IMAGING RESOURCEらしく一般的なインタビューよりも少しテクニカルな話題が多い内容となっていますね。一般的な部分を見ると、OM-1が好調で、特に他のシステムからのユーザー流入が多く、PROレンズなどの販売も好調のようです。この新規ユーザーを逃さないように、OM-1をファームウェアアップデートでさらに強化して欲しいところですねえ。インタビューを読む限りでは、小型軽量な望遠レンズのシステムとして野鳥撮影などのユーザーが増えているらしく、レンズも望遠レンズをメインに増えていきそうなロードマップとなっていますね。残念ながらF1.2 PROシリーズはコンセプトと需要がマッチしていないようで、今後の拡充はあまり期待できないかもしれません。個人的に25mm F1.2 PROは好きなのですけども…。
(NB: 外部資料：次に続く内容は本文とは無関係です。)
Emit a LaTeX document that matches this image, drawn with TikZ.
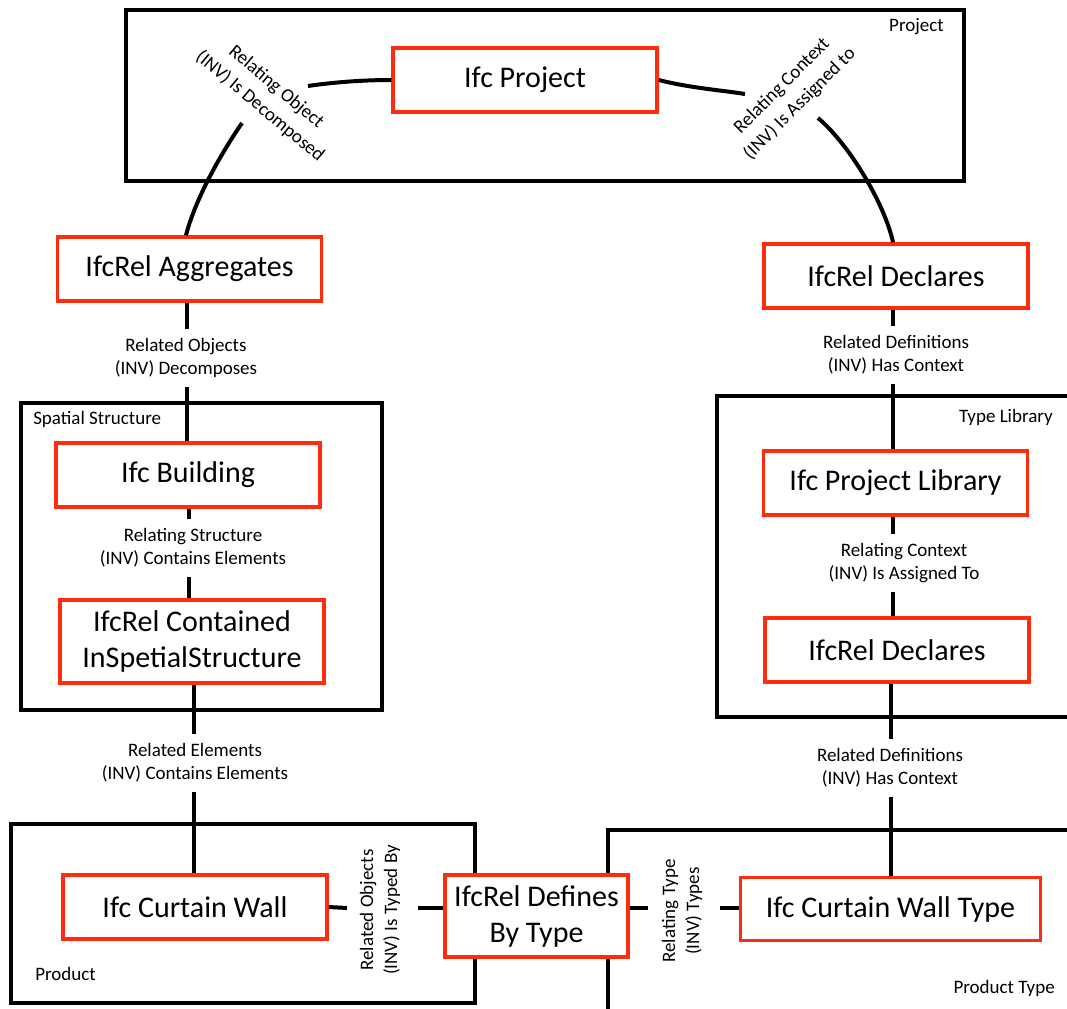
\documentclass[tikz,border=0pt]{standalone}
\usepackage{fontspec}
\setmainfont{Carlito}
\definecolor{ifcred}{RGB}{255,45,15}
\newcommand\entfont{\fontsize{22.5pt}{27pt}\selectfont}
\newcommand\lblfont{\fontsize{14.25pt}{17.25pt}\selectfont}
\newcommand\slantfont{\fontsize{14.25pt}{19pt}\selectfont}
\newcommand\uprightfont{\fontsize{14.25pt}{18pt}\selectfont}
\begin{document}
\begin{tikzpicture}[x=0.75pt,y=-0.75pt,
  entity/.style={draw=ifcred, line width=2.6pt, fill=white, align=center,
    font=\entfont, inner sep=0pt, minimum width=198pt, minimum height=48pt},
  frame/.style={draw=black, line width=2.8pt},
  conn/.style={draw=black, line width=3pt},
  rel/.style={align=center, font=\lblfont, inner sep=0pt, inner ysep=7pt},
  tag/.style={font=\lblfont, inner sep=0pt}]
\useasboundingbox (0,0) rectangle (1067,1009);
\clip (0,0) rectangle (1067,1009);

% grouping frames
\draw[frame, line width=3.2pt] (126,10) rectangle (964,181);
\draw[frame] (21,403) rectangle (382,710);
\draw[frame] (1075,396) -- (717,396) -- (717,717) -- (1075,717);
\draw[frame] (11,824) rectangle (475,1003);
\draw[frame] (1075,830) -- (608,830) -- (608,1015);

\node[tag, anchor=east] (tproject) at (944,27) {Project};
\node[tag, anchor=west] (tspatial) at (33,419) {Spatial Structure};
\node[tag, anchor=east] (ttypelib) at (1053,417) {Type Library};
\node[tag, anchor=west] (tproduct) at (35,974) {Product};
\node[tag, anchor=east] (tprodtype) at (1055,988) {Product Type};

% entities
\node[entity] (proj) at (525,80) {Ifc Project};
\node[entity] (agg) at (189.5,269) {IfcRel Aggregates};
\node[entity] (decl) at (896,276) {IfcRel Declares};
\node[entity] (bldg) at (188,475) {Ifc Building};
\node[entity, minimum height=62.25pt] (cont) at (192,641.5) {IfcRel Contained\\InSpetialStructure};
\node[entity] (plib) at (895.5,483) {Ifc Project Library};
\node[entity] (decltwo) at (897,650) {IfcRel Declares};
\node[entity] (cw) at (195,907) {Ifc Curtain Wall};
\node[entity, minimum width=137.25pt, minimum height=61.5pt] (def) at (536.5,916) {IfcRel Defines\\By Type};
\node[entity, minimum width=225pt, minimum height=47.25pt] (cwt) at (890.5,909) {Ifc Curtain Wall Type};

% relationship labels
\node[rel, font=\slantfont, rotate=-40] (lrelobj) at (268,97) {Relating Object\\(INV) Is Decomposed};
\node[rel, font=\slantfont, rotate=45] (lrelctx) at (791,95) {Relating Context\\(INV) Is Assigned to};
\node[rel] (lobj) at (186,358) {Related Objects\\(INV) Decomposes};
\node[rel] (lstruct) at (193,548) {Relating Structure\\(INV) Contains Elements};
\node[rel] (lelem) at (195,763) {Related Elements\\(INV) Contains Elements};
\node[rel] (ldefs) at (896,355) {Related Definitions\\(INV) Has Context};
\node[rel] (lctx) at (904,563) {Relating Context\\(INV) Is Assigned To};
\node[rel] (ldefstwo) at (890,768) {Related Definitions\\(INV) Has Context};
\node[rel, font=\uprightfont, rotate=90] (ltyped) at (380,910) {Related Objects\\(INV) Is Typed By};
\node[rel, font=\uprightfont, rotate=90] (ltypes) at (682,911) {Relating Type\\(INV) Types};

% free ends of the connectors
\coordinate (pl) at (308,86);
\coordinate (al) at (242,123);
\coordinate (pr) at (745,94);
\coordinate (dr) at (818,118);
\coordinate (ga) at (347,908);
\coordinate (gb) at (418,908);
\coordinate (gc) at (648,908);
\coordinate (gd) at (720,908);

% connectors
\draw[conn] (proj.west) .. controls (365,80) and (335,82) .. (pl);
\draw[conn] (al) .. controls (220,155) and (195,200) .. (agg.north -| 186,0);
\draw[conn] (proj.east) .. controls (690,88) and (720,90) .. (pr);
\draw[conn] (dr) .. controls (850,145) and (885,205) .. (decl.north -| 893,0);

\draw[conn] (agg.south -| 187,0) -- (lobj.north -| 187,0);
\draw[conn] (lobj.south -| 187,0) -- (bldg.north -| 187,0);
\draw[conn] (bldg.south -| 189,0) -- (lstruct.north -| 189,0);
\draw[conn] (lstruct.south -| 189,0) -- (cont.north -| 189,0);
\draw[conn] (cont.south -| 194,0) -- (lelem.north -| 194,0);
\draw[conn] (lelem.south -| 194,0) -- (cw.north -| 194,0);

\draw[conn] (decl.south -| 893,0) -- (ldefs.north -| 893,0);
\draw[conn] (ldefs.south -| 893,0) -- (plib.north -| 893,0);
\draw[conn] (plib.south -| 893,0) -- (lctx.north -| 893,0);
\draw[conn] (lctx.south -| 893,0) -- (decltwo.north -| 893,0);
\draw[conn] (decltwo.south -| 891,0) -- (ldefstwo.north -| 891,0);
\draw[conn] (ldefstwo.south -| 891,0) -- (cwt.north -| 891,0);

\draw[conn] (cw.east) -- (ga);
\draw[conn] (gb) -- (def.west |- gb);
\draw[conn] (def.east |- gc) -- (gc);
\draw[conn] (gd) -- (cwt.west |- gd);
\end{tikzpicture}
\end{document}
最後にOM-1について気になる部分がいくつかありました。重要な点は「クアッドピクセルを分解した8000万画素相当の画像データは得られない」「サブピクセルの活用方法は検討中(キヤノンのDP RAWのような?)」「被写体検出とトラッキングは分けて使ったほうが良い」と言ったところでしょうか?
個人的に気になったのは被写体検出とC-AF+TRの関係。システム的には全く別であり、検出可能な被写体であれば追尾AFはオフにしたほうが良い結果が得られるかもしれないとのこと。ただ、被写体検出が途切れると、瞬間的に元のゾーンAF(ターゲットAF)に戻ってしまうので、ちょっと使い辛いのですよね。追尾AFと組み合わせると切り替わってトラッキングを継続してくれるのですが…。被写体検出時にフレーム上の前景を掴みやすいのも、この辺りが原因なのかなと予想(被写体検出と色情報・深度情報を扱うAFシステムが別となっている?)。将来的に2つのAFシステムが完全に融合すると良いですねえ。